WHAT THE TASK ASKS:
From the first line of the listing below, retype each line up to and including the one with "ax.set_axisbelow(True)"; pictures stay out.

═════ INFORMATION SUPPLIED

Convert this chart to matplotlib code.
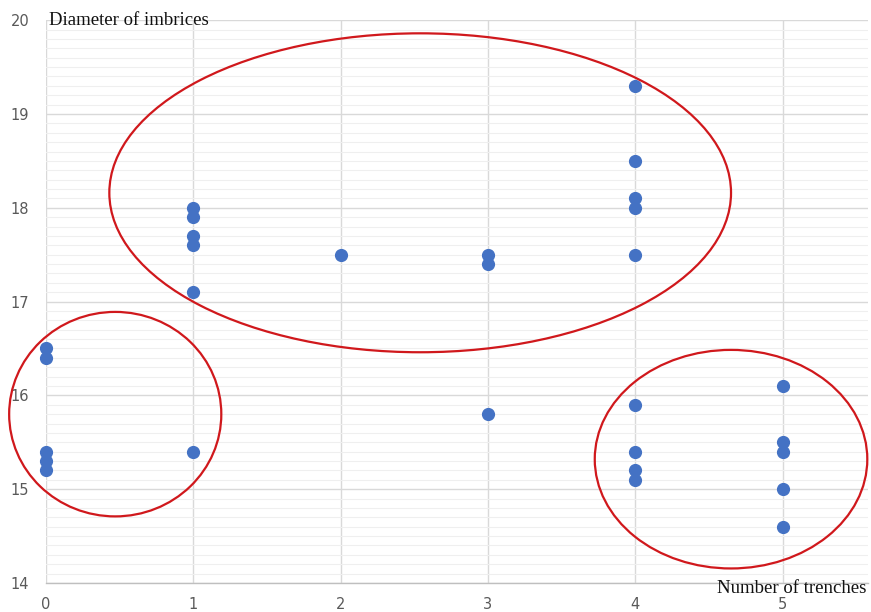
import matplotlib
matplotlib.use("Agg")
import matplotlib.pyplot as plt
from matplotlib.patches import Ellipse
from matplotlib.ticker import MultipleLocator

# Number of trenches vs. diameter of imbrices
trenches_0 = [16.5, 16.4, 15.4, 15.3, 15.2]
trenches_1 = [18.0, 17.9, 17.7, 17.6, 17.1, 15.4]
trenches_2 = [17.5]
trenches_3 = [17.5, 17.4, 15.8]
trenches_4 = [19.3, 18.5, 18.1, 18.0, 17.5, 15.9, 15.4, 15.2, 15.1]
trenches_5 = [16.1, 15.5, 15.4, 15.0, 14.6]
groups = [trenches_0, trenches_1, trenches_2, trenches_3, trenches_4, trenches_5]

x_vals = [i for i, g in enumerate(groups) for _ in g]
y_vals = [v for g in groups for v in g]

# Cluster outlines: (center x, center y, width, height)
clusters = [
    (2.54, 18.16, 4.22, 3.40),
    (0.47, 15.80, 1.44, 2.18),
    (4.65, 15.32, 1.85, 2.33),
]

fig = plt.figure(figsize=(8.71, 6.12), dpi=100)
ax = fig.add_axes([0.0528, 0.0474, 0.9438, 0.9196])

ax.set_xlim(0, 5.58)
ax.set_ylim(14, 20)
ax.xaxis.set_major_locator(MultipleLocator(1))
ax.yaxis.set_major_locator(MultipleLocator(1))
ax.yaxis.set_minor_locator(MultipleLocator(0.1))

ax.grid(which="major", axis="both", color="#d9d9d9", linewidth=1.0, zorder=0)
ax.grid(which="minor", axis="y", color="#efefef", linewidth=0.8, zorder=0)
ax.set_axisbelow(True)

for s in ["top", "right", "left"]:
    ax.spines[s].set_visible(False)
ax.spines["bottom"].set_color("#bfbfbf")
ax.spines["bottom"].set_linewidth(1.0)

ax.tick_params(which="both", length=0)
ax.tick_params(axis="both", labelsize=10.5, labelcolor="#595959")
ax.tick_params(axis="y", pad=12)
ax.tick_params(axis="x", pad=10)

ax.scatter(x_vals, y_vals, s=72, color="#4472C4", zorder=3, clip_on=False)

for cx, cy, w, h in clusters:
    ax.add_patch(Ellipse((cx, cy), w, h, fill=False, edgecolor="#D0181C",
                         linewidth=1.6, zorder=4, clip_on=False))

ax.text(0.02, 20.0, "Diameter of imbrices", family="Liberation Serif",
        fontsize=13.5, color="#111111", va="center", ha="left",
        clip_on=False, zorder=5)
ax.text(5.57, 13.94, "Number of trenches", family="Liberation Serif",
        fontsize=13.5, color="#111111", va="center", ha="right",
        clip_on=False, zorder=5)

fig.savefig("out.png", dpi=100, facecolor="white")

══════════

SOLUTION FOR THIS TASK:
Convert this chart to matplotlib code.
import matplotlib
matplotlib.use("Agg")
import matplotlib.pyplot as plt
from matplotlib.patches import Ellipse
from matplotlib.ticker import MultipleLocator

# Number of trenches vs. diameter of imbrices
trenches_0 = [16.5, 16.4, 15.4, 15.3, 15.2]
trenches_1 = [18.0, 17.9, 17.7, 17.6, 17.1, 15.4]
trenches_2 = [17.5]
trenches_3 = [17.5, 17.4, 15.8]
trenches_4 = [19.3, 18.5, 18.1, 18.0, 17.5, 15.9, 15.4, 15.2, 15.1]
trenches_5 = [16.1, 15.5, 15.4, 15.0, 14.6]
groups = [trenches_0, trenches_1, trenches_2, trenches_3, trenches_4, trenches_5]

x_vals = [i for i, g in enumerate(groups) for _ in g]
y_vals = [v for g in groups for v in g]

# Cluster outlines: (center x, center y, width, height)
clusters = [
    (2.54, 18.16, 4.22, 3.40),
    (0.47, 15.80, 1.44, 2.18),
    (4.65, 15.32, 1.85, 2.33),
]

fig = plt.figure(figsize=(8.71, 6.12), dpi=100)
ax = fig.add_axes([0.0528, 0.0474, 0.9438, 0.9196])

ax.set_xlim(0, 5.58)
ax.set_ylim(14, 20)
ax.xaxis.set_major_locator(MultipleLocator(1))
ax.yaxis.set_major_locator(MultipleLocator(1))
ax.yaxis.set_minor_locator(MultipleLocator(0.1))

ax.grid(which="major", axis="both", color="#d9d9d9", linewidth=1.0, zorder=0)
ax.grid(which="minor", axis="y", color="#efefef", linewidth=0.8, zorder=0)
ax.set_axisbelow(True)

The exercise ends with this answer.